Nurses' knowledge and skills can often serve patients well after they've been discharged from the hospital. A new study in the current issue of the Journal of Obstetric, Gynecologic and Neonatal Nursing finds an additional instance in which nurses can provide post-discharge care and improve outcomes for patients: reducing the incidence of postpartum depression in new mothers. The study findings were also reported in Advance for Nurses.
According to the study, led by June Andrews Horowitz at the William Connell School of Nursing at Boston College, nurses who visited new mothers and provided a sympathetic ear, assistance with referrals and help recognizing infants' cues were able to significantly improve mother-child interaction and symptoms of depression in the new mothers.
The nurses visited mothers in their homes at six weeks and three, six and nine months postpartum. Each visit lasted an hour.
An INQRI-funded study led by Linda Costa and Robert Feroli and published in the Journal of Nursing Quality Care, revealed that nurses who consulted with pharmacists and visited patients and their families at home post-discharge helped improve patients' adherence to their medication regimens.

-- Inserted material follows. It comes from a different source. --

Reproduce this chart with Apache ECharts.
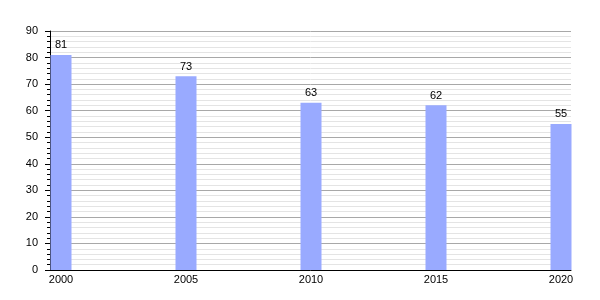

The nurses conducted at-home interviews with patients about their medication, and observed whether patients had obtained the prescribed medication, how they were organizing their medication, how often they took it, and whether they obtained refills. They were also able to educate and coach patients about their medication and help them develop plans and systems to ensure they took the correct doses of medications at the correct intervals.